In a statement, Soz, who is from Jammu and Kashmir, says his forthcoming book Kashmir: The Complete Story has details of this, “Patel consistently offered Kashmir to Pakistan, but Liaquat Ali Khan remained stubbornly obsessed with an imaginary idea of getting Hyderabad-Deccan which was neither connected by rail nor road with Pakistan.”
In the statement, Soz said in their books, Chaudhre Mohammad Ali, former Pakistan prime minister, and former minister and senior Muslim leader Sirdar Shaukat Hayat Khan lamented Liaquat Ali Khan’s attitude.
History is based on facts and it can hardly help politicians who present their own perceptions as facts of history, Soz said.
“I propose Prime Minister Modi to start a serious study on the history of India’s Freedom Struggle for his better understanding on Nehru and his relationship with Sardar Patel and Mahatma Gandhi,” he said.
On Wednesday, Modi tore into the Congress while replying to the Motion of Thanks on President’s Address, blaming the party for “dividing India.”
“Out of 15 Congress committees, 12 chose Vallabhbhai Patel, three chose not to take any sides, and still, Vallabhbhai Patel was not allowed to lead the country. What sort of democracy was that? If Sardar Patel had become the prime minister, today a part of our beloved Kashmir would not have been under Pakistani occupation,” he said.

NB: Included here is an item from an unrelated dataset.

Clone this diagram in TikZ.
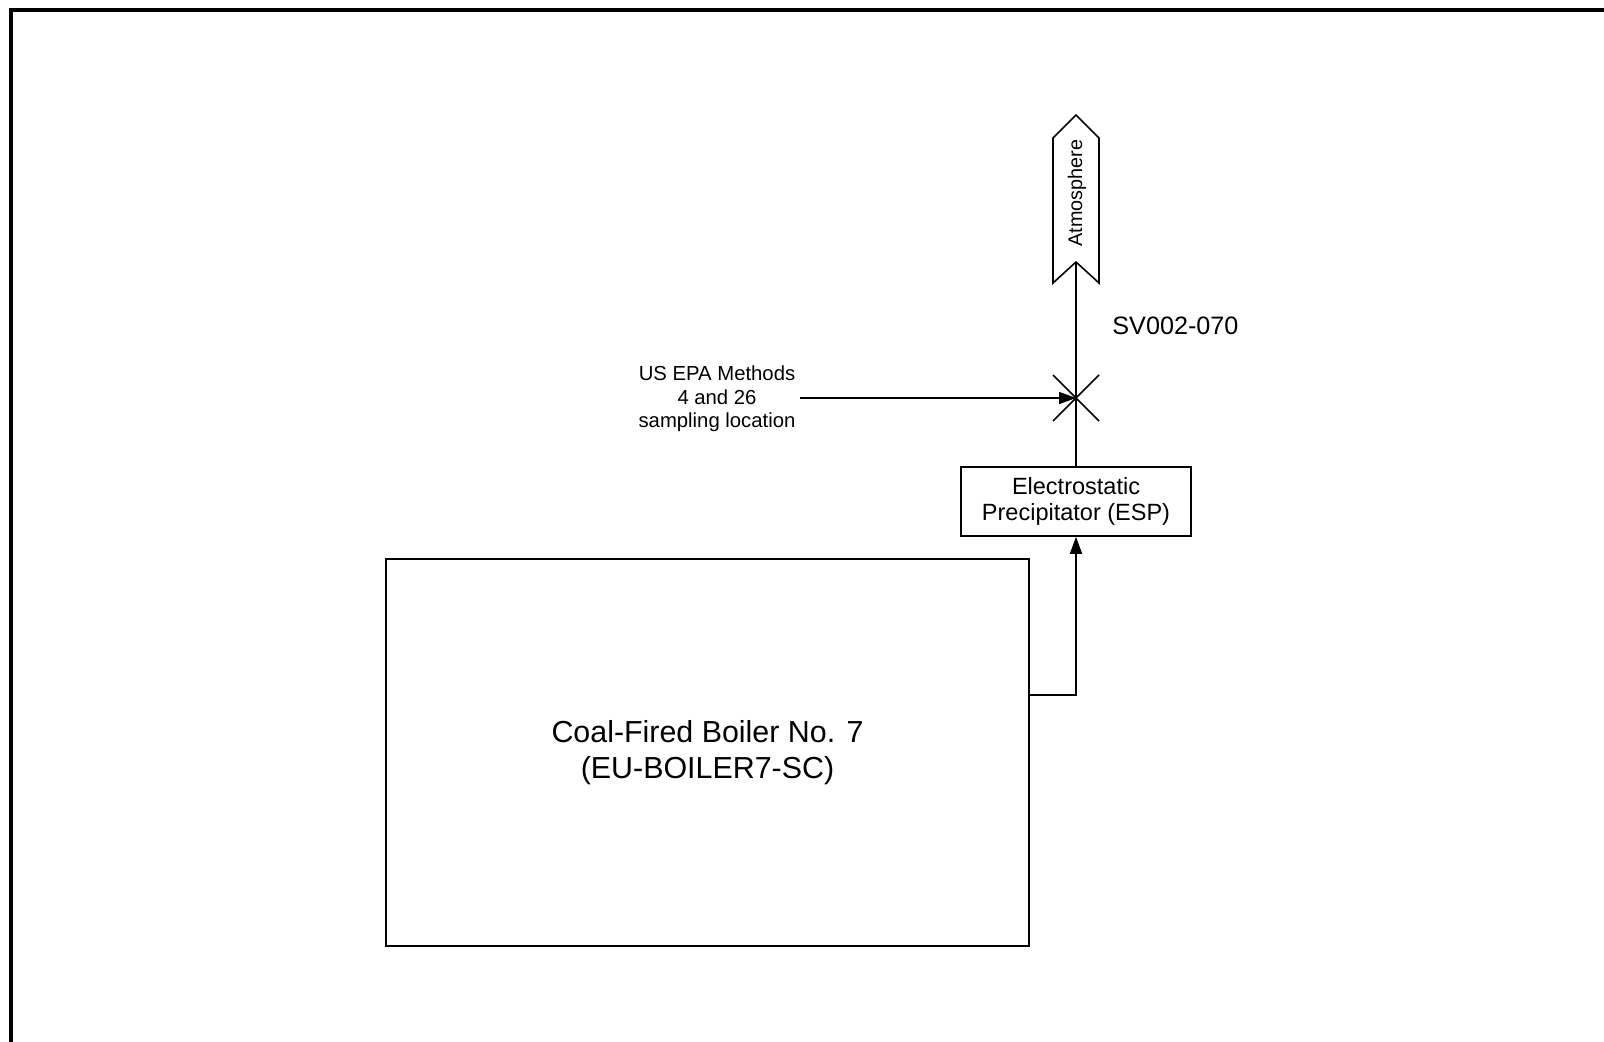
\documentclass[tikz,border=0pt]{standalone}
\usepackage{fontspec}
\setmainfont{Liberation Sans}
\usetikzlibrary{arrows.meta}
\begin{document}
\begin{tikzpicture}[x=0.5pt,y=-0.5pt,
  line/.style={line width=0.8pt,black},
  flow/.style={line,-{Triangle[length=8.5pt,width=6pt]}},
  boxnode/.style={draw,line width=0.8pt,inner sep=0pt,align=center},
  lbl/.style={inner sep=2pt,align=center}]
\useasboundingbox (0,0) rectangle (1604,1042);
% frame (left and top edges only)
\draw[line width=1.6pt] (11,1042) -- (11,10) -- (1604,10);
% nodes
\node[boxnode,minimum width=321.5pt,minimum height=193.5pt,
  font=\fontsize{15.2}{18}\selectfont] (boiler) at (707.5,752.5)
  {Coal-Fired Boiler No. 7\\(EU-BOILER7-SC)};
\node[boxnode,minimum width=115pt,minimum height=34.5pt,
  font=\fontsize{11.75}{12.8}\selectfont] (esp) at (1076,501.5)
  {Electrostatic\\Precipitator (ESP)};
\node[lbl,font=\fontsize{10.15}{11.75}\selectfont] (epa) at (717,399)
  {US EPA Methods\\4 and 26\\sampling location};
\node[lbl,font=\fontsize{12.6}{14}\selectfont,anchor=west] (sv) at (1108,326) {SV002-070};
\coordinate (sp) at (1076,398);
\coordinate (bo) at (1029,695);
\coordinate (atm) at (1076,262);
% atmosphere exit arrow
\draw[line] (1053,138) -- (1076,115) -- (1099,138) -- (1099,283) -- (atm) -- (1053,283) -- cycle;
\node[rotate=90,inner sep=0pt,font=\fontsize{9.9}{11}\selectfont] (atmtext) at (1077,193) {Atmosphere};
% connectors
\draw[flow] (bo) -| (esp.south);
\draw[line] (esp.north) -- (atm);
\draw[flow] (epa.east |- sp) -- (sp);
% sampling location cross
\draw[line] ([shift={(-23,-23)}]sp) -- ([shift={(23,23)}]sp);
\draw[line] ([shift={(-23,23)}]sp) -- ([shift={(23,-23)}]sp);
\end{tikzpicture}
\end{document}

However, many experts pointed out that the Prime Minister was wrong on facts. Historian S Irfan Habib quoted Patel as saying in 1949: “It is good that we have agreed to partition in spite of all its evils; I have never repented my agreeing to partition.”
It is good that we have agreed to partition in spite of all its evils; I have never repented my agreeing to partition. Sardar Patel in 1949— S lrfan Habib (@irfhabib) June 3, 2017
In an article in the magazine, Frontline, well-known political commentator A.G. Noorani also mentions that on November 27, 1972, the then President of Pakistan, Zulfikar Ali Bhutto, told a tribal jirga at Landikotal about Sardar Patel’s offer to swap Kashmir for Junagadh and Hyderabad.
“A quarter century later, on November 27, 1972, the President of Pakistan, Zulfikar Ali Bhutto, told a tribal jirga at Landikotal that India’s first Home Minister and Minister for the States, Sardar Patel, had, at one stage, offered Kashmir to Pakistan in exchange for Junagadh and Hyderabad. But, he added, Pakistan “unfortunately” did not accept this offer with the result that it not only lost all the three native states but East Pakistan as well.”
Noorani goes on to add that “This is fully corroborated by the memoirs of Chaudhary Mohammed Ali, The Emergence of Pakistan (page 299). Patel asked Liaquat Ali Khan: “Why do you compare Junagadh with Kashmir? Talk of Hyderabad and Kashmir and we could reach an agreement.” Patel repeated this offer publicly at a meeting in Junagadh on November 11, 1947. “Our reply was that one could agree to (sic.) Kashmir if they agreed to Hyderabad.”